The script respects my voice rules because the brief enforces them. No em dashes, no marketing slop, first person, concrete examples. If the brief is loose, the output is useless. Tight briefs produce usable drafts.

The tooling stack

The core dependencies are small:

{
  "gray-matter": "^4.0.3",
  "next-mdx-remote": "^6.0.0",
  "remark-gfm": "^4.0.1"
}

gray-matter parses the YAML frontmatter. next-mdx-remote/rsc renders MDX as a React Server Component. remark-gfm adds GitHub Flavored Markdown: tables, footnotes, task lists.

I wire them together in lib/blog.ts with custom MDX components for h2, h3, p, ul, li, blockquote, code, and pre. That is where I apply consistent styling and add things like copy buttons for code blocks.

The entire blog system is about 150 lines of glue code. I could have used a CMS and spent the same amount of time configuring it. But then I would be locked into their API, their pricing, and their upgrade cycle.

What I learned from migrating off Vercel

When I moved this site from Vercel to Coolify, the blog was the easiest part. The MDX files are just data in the repo. I did not need to export anything, reconfigure webhooks, or worry about API compatibility. I just pointed the build command at the same Next.js project and it worked.

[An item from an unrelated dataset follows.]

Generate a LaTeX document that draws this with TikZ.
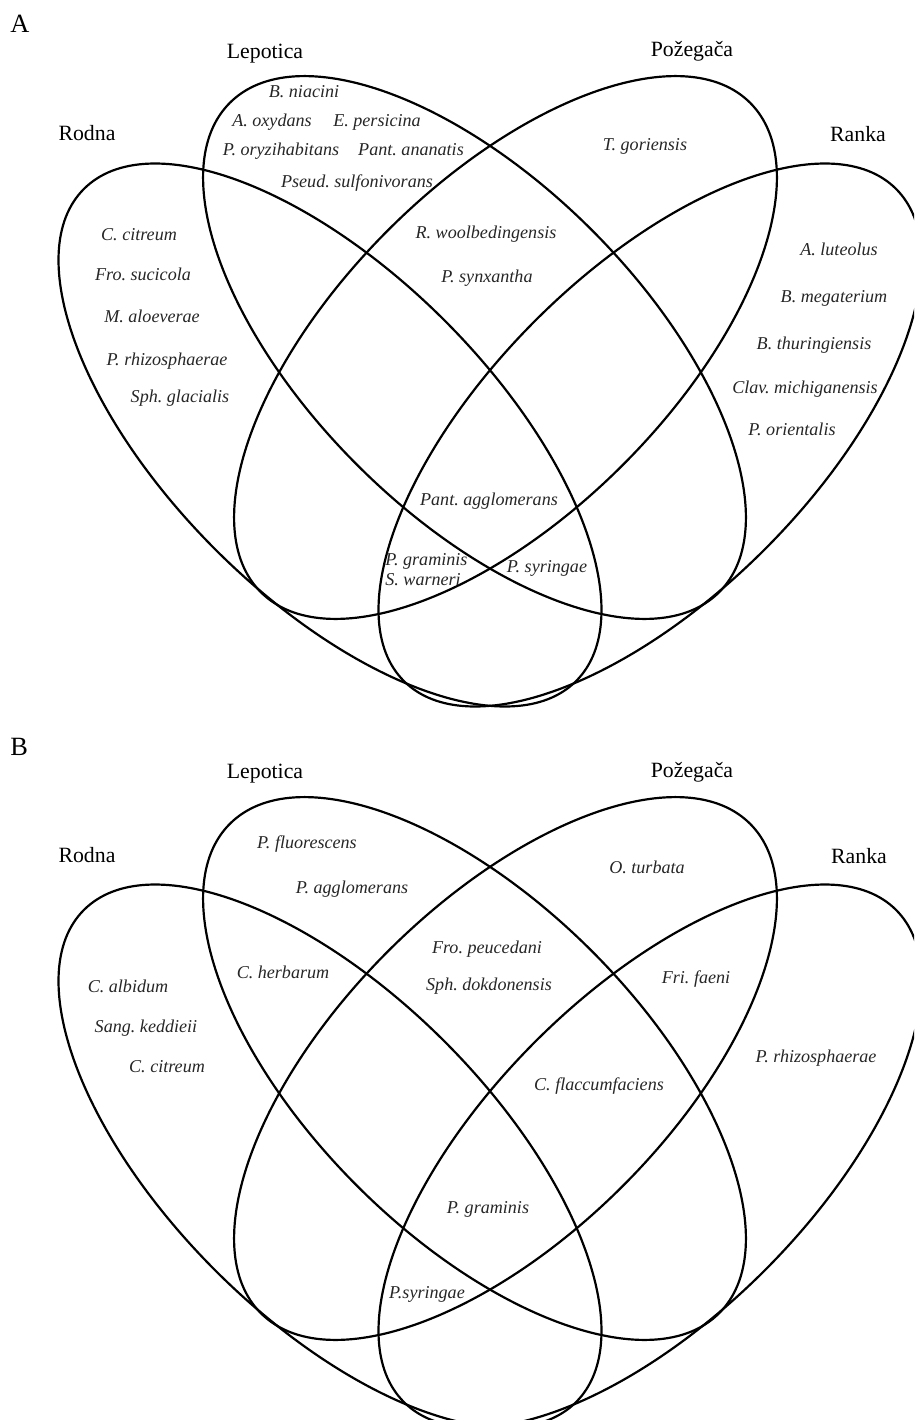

That experience is documented in my Vercel-to-Coolify migration post. The blog's portability was a side effect of choosing files over a CMS. I did not plan for it, but it paid off.

The honest takeaway

MDX is not the right tool for every blog. If you have a team of non-technical editors, a CMS is better. If you need rich media management or A/B testing, a CMS is better. If you want to write in a browser and see a live preview, a CMS is better.

But for a solo technical blog, MDX is simpler, cheaper, and more portable. It removes the operational overhead of a CMS without removing any feature I actually use. The trade-offs are real, but I know them and I accept them.

I also ran into a gotcha with GitHub deploy keys during the migration. If you manage multiple repos from one VPS, check my post on GitHub deploy keys uniqueness. It saved me an hour of debugging.

For now, I keep writing in VS Code, committing to git, and letting Coolify build the static output. No CMS dashboard, no monthly bill, no lock-in. Just files.